Transcribe every line exactly. Leave the pictures behind.

::::

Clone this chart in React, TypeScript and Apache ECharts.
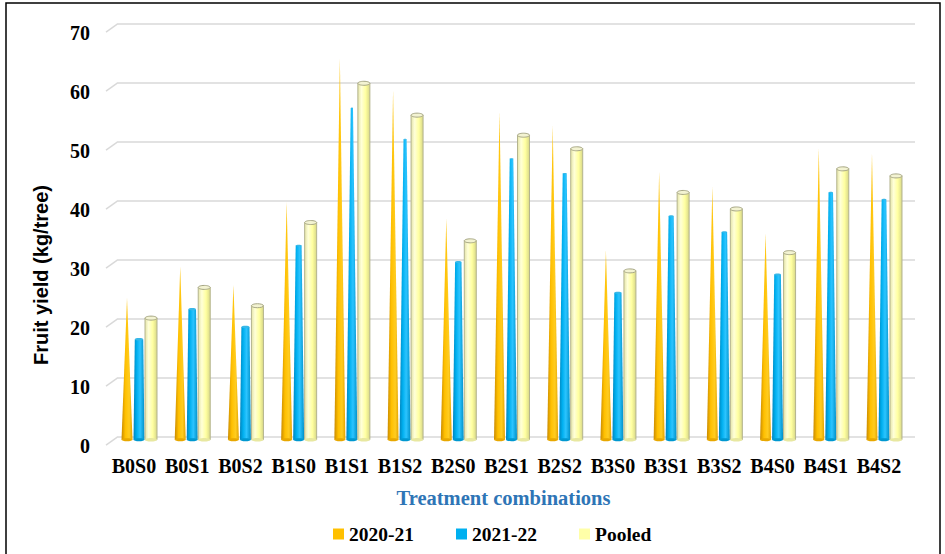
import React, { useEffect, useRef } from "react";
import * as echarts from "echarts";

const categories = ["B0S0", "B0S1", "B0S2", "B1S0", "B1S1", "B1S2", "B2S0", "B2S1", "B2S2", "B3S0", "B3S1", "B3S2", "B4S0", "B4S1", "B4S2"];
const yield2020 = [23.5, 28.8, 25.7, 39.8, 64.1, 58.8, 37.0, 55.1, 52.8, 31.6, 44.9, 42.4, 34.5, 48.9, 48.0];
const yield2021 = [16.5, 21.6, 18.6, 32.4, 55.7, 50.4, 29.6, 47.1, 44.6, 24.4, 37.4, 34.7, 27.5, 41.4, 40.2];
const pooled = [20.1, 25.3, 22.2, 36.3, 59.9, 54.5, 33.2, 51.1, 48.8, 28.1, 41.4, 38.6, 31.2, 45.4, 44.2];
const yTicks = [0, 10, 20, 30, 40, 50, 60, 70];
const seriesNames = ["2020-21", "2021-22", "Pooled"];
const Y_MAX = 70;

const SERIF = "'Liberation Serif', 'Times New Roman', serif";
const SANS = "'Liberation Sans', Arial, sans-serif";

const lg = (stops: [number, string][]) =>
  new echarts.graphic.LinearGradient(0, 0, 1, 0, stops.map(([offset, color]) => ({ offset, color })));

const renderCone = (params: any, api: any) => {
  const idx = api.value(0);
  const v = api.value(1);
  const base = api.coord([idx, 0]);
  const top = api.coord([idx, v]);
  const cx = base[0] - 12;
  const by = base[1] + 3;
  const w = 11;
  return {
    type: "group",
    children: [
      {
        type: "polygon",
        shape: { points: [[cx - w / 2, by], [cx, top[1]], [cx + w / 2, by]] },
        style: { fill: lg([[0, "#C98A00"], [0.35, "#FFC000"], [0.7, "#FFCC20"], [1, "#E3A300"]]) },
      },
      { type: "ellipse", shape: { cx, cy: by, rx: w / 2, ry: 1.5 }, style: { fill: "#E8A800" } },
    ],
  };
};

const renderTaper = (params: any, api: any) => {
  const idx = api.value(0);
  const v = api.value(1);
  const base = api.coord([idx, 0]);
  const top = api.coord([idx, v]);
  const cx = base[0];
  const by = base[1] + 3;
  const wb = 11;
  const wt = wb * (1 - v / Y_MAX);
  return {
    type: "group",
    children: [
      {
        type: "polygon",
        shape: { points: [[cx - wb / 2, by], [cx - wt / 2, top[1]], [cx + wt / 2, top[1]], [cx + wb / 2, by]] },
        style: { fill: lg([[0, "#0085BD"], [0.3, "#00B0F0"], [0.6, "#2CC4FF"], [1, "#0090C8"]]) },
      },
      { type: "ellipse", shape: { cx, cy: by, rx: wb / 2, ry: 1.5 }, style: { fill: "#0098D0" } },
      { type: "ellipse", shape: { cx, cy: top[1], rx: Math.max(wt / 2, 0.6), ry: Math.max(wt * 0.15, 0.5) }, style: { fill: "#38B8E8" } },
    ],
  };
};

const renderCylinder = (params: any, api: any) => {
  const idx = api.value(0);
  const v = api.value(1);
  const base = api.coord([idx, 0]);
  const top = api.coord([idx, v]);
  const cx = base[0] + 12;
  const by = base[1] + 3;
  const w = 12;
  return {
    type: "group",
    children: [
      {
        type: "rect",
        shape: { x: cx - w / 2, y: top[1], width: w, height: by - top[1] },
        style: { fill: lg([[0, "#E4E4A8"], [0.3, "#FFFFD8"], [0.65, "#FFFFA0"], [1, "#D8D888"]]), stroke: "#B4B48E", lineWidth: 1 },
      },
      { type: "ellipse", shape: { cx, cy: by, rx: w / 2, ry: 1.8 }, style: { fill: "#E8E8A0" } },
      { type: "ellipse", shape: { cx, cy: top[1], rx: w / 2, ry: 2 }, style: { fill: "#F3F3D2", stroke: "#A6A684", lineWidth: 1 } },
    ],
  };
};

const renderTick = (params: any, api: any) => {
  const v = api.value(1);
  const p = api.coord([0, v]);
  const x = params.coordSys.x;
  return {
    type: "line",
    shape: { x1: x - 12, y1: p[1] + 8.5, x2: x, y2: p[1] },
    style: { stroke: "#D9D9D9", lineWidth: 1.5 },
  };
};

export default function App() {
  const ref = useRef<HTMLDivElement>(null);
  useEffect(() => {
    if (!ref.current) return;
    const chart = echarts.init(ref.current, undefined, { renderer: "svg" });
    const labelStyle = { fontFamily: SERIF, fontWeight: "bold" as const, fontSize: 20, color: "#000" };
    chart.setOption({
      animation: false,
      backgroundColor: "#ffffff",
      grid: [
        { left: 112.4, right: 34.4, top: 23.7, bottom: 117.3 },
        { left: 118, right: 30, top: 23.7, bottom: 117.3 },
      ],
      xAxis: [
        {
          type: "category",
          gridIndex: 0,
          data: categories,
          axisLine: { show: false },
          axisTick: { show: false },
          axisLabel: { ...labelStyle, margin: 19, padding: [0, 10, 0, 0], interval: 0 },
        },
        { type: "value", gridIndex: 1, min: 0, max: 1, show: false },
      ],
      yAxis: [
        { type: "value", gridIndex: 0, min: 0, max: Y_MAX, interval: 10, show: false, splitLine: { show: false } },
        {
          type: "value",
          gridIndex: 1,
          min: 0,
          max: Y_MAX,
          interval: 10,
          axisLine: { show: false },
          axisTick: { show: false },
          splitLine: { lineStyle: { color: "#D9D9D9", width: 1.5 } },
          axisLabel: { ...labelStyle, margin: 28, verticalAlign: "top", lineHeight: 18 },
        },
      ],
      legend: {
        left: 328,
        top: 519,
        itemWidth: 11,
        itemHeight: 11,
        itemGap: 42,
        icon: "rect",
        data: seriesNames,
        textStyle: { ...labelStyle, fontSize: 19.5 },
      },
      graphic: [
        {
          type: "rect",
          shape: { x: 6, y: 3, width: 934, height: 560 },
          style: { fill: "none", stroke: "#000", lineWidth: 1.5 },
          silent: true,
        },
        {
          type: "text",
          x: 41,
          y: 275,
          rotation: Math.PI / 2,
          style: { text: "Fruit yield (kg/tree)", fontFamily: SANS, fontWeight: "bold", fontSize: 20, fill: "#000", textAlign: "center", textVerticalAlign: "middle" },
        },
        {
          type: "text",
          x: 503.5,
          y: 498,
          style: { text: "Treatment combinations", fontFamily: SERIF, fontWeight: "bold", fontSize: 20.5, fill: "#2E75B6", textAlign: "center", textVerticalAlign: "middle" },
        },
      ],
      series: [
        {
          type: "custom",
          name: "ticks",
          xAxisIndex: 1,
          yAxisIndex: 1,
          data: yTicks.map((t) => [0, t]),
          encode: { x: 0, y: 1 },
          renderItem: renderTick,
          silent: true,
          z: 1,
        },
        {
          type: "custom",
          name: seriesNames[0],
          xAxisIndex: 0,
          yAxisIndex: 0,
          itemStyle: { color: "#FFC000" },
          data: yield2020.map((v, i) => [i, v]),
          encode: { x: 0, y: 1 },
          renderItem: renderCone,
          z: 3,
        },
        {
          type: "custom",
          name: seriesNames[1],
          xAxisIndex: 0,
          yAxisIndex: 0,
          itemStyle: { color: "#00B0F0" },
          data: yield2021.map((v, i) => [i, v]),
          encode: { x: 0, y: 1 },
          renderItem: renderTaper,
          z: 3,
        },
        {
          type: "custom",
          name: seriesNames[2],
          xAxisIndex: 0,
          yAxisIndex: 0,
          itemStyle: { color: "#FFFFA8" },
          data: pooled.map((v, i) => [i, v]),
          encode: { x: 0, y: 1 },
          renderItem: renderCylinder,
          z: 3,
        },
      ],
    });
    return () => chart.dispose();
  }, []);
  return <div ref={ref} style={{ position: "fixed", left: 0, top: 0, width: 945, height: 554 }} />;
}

::::

**Output for this exercise**
Clone this chart in React, TypeScript and Apache ECharts.
import React, { useEffect, useRef } from "react";
import * as echarts from "echarts";

const categories = ["B0S0", "B0S1", "B0S2", "B1S0", "B1S1", "B1S2", "B2S0", "B2S1", "B2S2", "B3S0", "B3S1", "B3S2", "B4S0", "B4S1", "B4S2"];
const yield2020 = [23.5, 28.8, 25.7, 39.8, 64.1, 58.8, 37.0, 55.1, 52.8, 31.6, 44.9, 42.4, 34.5, 48.9, 48.0];
const yield2021 = [16.5, 21.6, 18.6, 32.4, 55.7, 50.4, 29.6, 47.1, 44.6, 24.4, 37.4, 34.7, 27.5, 41.4, 40.2];
const pooled = [20.1, 25.3, 22.2, 36.3, 59.9, 54.5, 33.2, 51.1, 48.8, 28.1, 41.4, 38.6, 31.2, 45.4, 44.2];
const yTicks = [0, 10, 20, 30, 40, 50, 60, 70];
const seriesNames = ["2020-21", "2021-22", "Pooled"];
const Y_MAX = 70;

const SERIF = "'Liberation Serif', 'Times New Roman', serif";
const SANS = "'Liberation Sans', Arial, sans-serif";

const lg = (stops: [number, string][]) =>
  new echarts.graphic.LinearGradient(0, 0, 1, 0, stops.map(([offset, color]) => ({ offset, color })));

const renderCone = (params: any, api: any) => {
  const idx = api.value(0);
  const v = api.value(1);
  const base = api.coord([idx, 0]);
  const top = api.coord([idx, v]);
  const cx = base[0] - 12;
  const by = base[1] + 3;
  const w = 11;
  return {
    type: "group",
    children: [
      {
        type: "polygon",
        shape: { points: [[cx - w / 2, by], [cx, top[1]], [cx + w / 2, by]] },
        style: { fill: lg([[0, "#C98A00"], [0.35, "#FFC000"], [0.7, "#FFCC20"], [1, "#E3A300"]]) },
      },
      { type: "ellipse", shape: { cx, cy: by, rx: w / 2, ry: 1.5 }, style: { fill: "#E8A800" } },
    ],
  };
};

const renderTaper = (params: any, api: any) => {
  const idx = api.value(0);
  const v = api.value(1);
  const base = api.coord([idx, 0]);
  const top = api.coord([idx, v]);
  const cx = base[0];
  const by = base[1] + 3;
  const wb = 11;
  const wt = wb * (1 - v / Y_MAX);
  return {
    type: "group",
    children: [
      {
        type: "polygon",
        shape: { points: [[cx - wb / 2, by], [cx - wt / 2, top[1]], [cx + wt / 2, top[1]], [cx + wb / 2, by]] },
        style: { fill: lg([[0, "#0085BD"], [0.3, "#00B0F0"], [0.6, "#2CC4FF"], [1, "#0090C8"]]) },
      },
      { type: "ellipse", shape: { cx, cy: by, rx: wb / 2, ry: 1.5 }, style: { fill: "#0098D0" } },
      { type: "ellipse", shape: { cx, cy: top[1], rx: Math.max(wt / 2, 0.6), ry: Math.max(wt * 0.15, 0.5) }, style: { fill: "#38B8E8" } },
    ],
  };
};

const renderCylinder = (params: any, api: any) => {
  const idx = api.value(0);
  const v = api.value(1);
  const base = api.coord([idx, 0]);
  const top = api.coord([idx, v]);
  const cx = base[0] + 12;
  const by = base[1] + 3;
  const w = 12;
  return {
    type: "group",
    children: [
      {
        type: "rect",
        shape: { x: cx - w / 2, y: top[1], width: w, height: by - top[1] },
        style: { fill: lg([[0, "#E4E4A8"], [0.3, "#FFFFD8"], [0.65, "#FFFFA0"], [1, "#D8D888"]]), stroke: "#B4B48E", lineWidth: 1 },
      },
      { type: "ellipse", shape: { cx, cy: by, rx: w / 2, ry: 1.8 }, style: { fill: "#E8E8A0" } },
      { type: "ellipse", shape: { cx, cy: top[1], rx: w / 2, ry: 2 }, style: { fill: "#F3F3D2", stroke: "#A6A684", lineWidth: 1 } },
    ],
  };
};

const renderTick = (params: any, api: any) => {
  const v = api.value(1);
  const p = api.coord([0, v]);
  const x = params.coordSys.x;
  return {
    type: "line",
    shape: { x1: x - 12, y1: p[1] + 8.5, x2: x, y2: p[1] },
    style: { stroke: "#D9D9D9", lineWidth: 1.5 },
  };
};

export default function App() {
  const ref = useRef<HTMLDivElement>(null);
  useEffect(() => {
    if (!ref.current) return;
    const chart = echarts.init(ref.current, undefined, { renderer: "svg" });
    const labelStyle = { fontFamily: SERIF, fontWeight: "bold" as const, fontSize: 20, color: "#000" };
    chart.setOption({
      animation: false,
      backgroundColor: "#ffffff",
      grid: [
        { left: 112.4, right: 34.4, top: 23.7, bottom: 117.3 },
        { left: 118, right: 30, top: 23.7, bottom: 117.3 },
      ],
      xAxis: [
        {
          type: "category",
          gridIndex: 0,
          data: categories,
          axisLine: { show: false },
          axisTick: { show: false },
          axisLabel: { ...labelStyle, margin: 19, padding: [0, 10, 0, 0], interval: 0 },
        },
        { type: "value", gridIndex: 1, min: 0, max: 1, show: false },
      ],
      yAxis: [
        { type: "value", gridIndex: 0, min: 0, max: Y_MAX, interval: 10, show: false, splitLine: { show: false } },
        {
          type: "value",
          gridIndex: 1,
          min: 0,
          max: Y_MAX,
          interval: 10,
          axisLine: { show: false },
          axisTick: { show: false },
          splitLine: { lineStyle: { color: "#D9D9D9", width: 1.5 } },
          axisLabel: { ...labelStyle, margin: 28, verticalAlign: "top", lineHeight: 18 },
        },
      ],
      legend: {
        left: 328,
        top: 519,
        itemWidth: 11,
        itemHeight: 11,
        itemGap: 42,
        icon: "rect",
        data: seriesNames,
        textStyle: { ...labelStyle, fontSize: 19.5 },
      },
      graphic: [
        {
          type: "rect",
          shape: { x: 6, y: 3, width: 934, height: 560 },
          style: { fill: "none", stroke: "#000", lineWidth: 1.5 },
          silent: true,
        },
        {
          type: "text",
          x: 41,
          y: 275,
          rotation: Math.PI / 2,
          style: { text: "Fruit yield (kg/tree)", fontFamily: SANS, fontWeight: "bold", fontSize: 20, fill: "#000", textAlign: "center", textVerticalAlign: "middle" },
        },
        {
          type: "text",
          x: 503.5,
          y: 498,
          style: { text: "Treatment combinations", fontFamily: SERIF, fontWeight: "bold", fontSize: 20.5, fill: "#2E75B6", textAlign: "center", textVerticalAlign: "middle" },
        },
      ],
      series: [
        {
          type: "custom",
          name: "ticks",
          xAxisIndex: 1,
          yAxisIndex: 1,
          data: yTicks.map((t) => [0, t]),
          encode: { x: 0, y: 1 },
          renderItem: renderTick,
          silent: true,
          z: 1,
        },
        {
          type: "custom",
          name: seriesNames[0],
          xAxisIndex: 0,
          yAxisIndex: 0,
          itemStyle: { color: "#FFC000" },
          data: yield2020.map((v, i) => [i, v]),
          encode: { x: 0, y: 1 },
          renderItem: renderCone,
          z: 3,
        },
        {
          type: "custom",
          name: seriesNames[1],
          xAxisIndex: 0,
          yAxisIndex: 0,
          itemStyle: { color: "#00B0F0" },
          data: yield2021.map((v, i) => [i, v]),
          encode: { x: 0, y: 1 },
          renderItem: renderTaper,
          z: 3,
        },
        {
          type: "custom",
          name: seriesNames[2],
          xAxisIndex: 0,
          yAxisIndex: 0,
          itemStyle: { color: "#FFFFA8" },
          data: pooled.map((v, i) => [i, v]),
          encode: { x: 0, y: 1 },
          renderItem: renderCylinder,
          z: 3,
        },
      ],
    });
    return () => chart.dispose();
  }, []);
  return <div ref={ref} style={{ position: "fixed", left: 0, top: 0, width: 945, height: 554 }} />;
}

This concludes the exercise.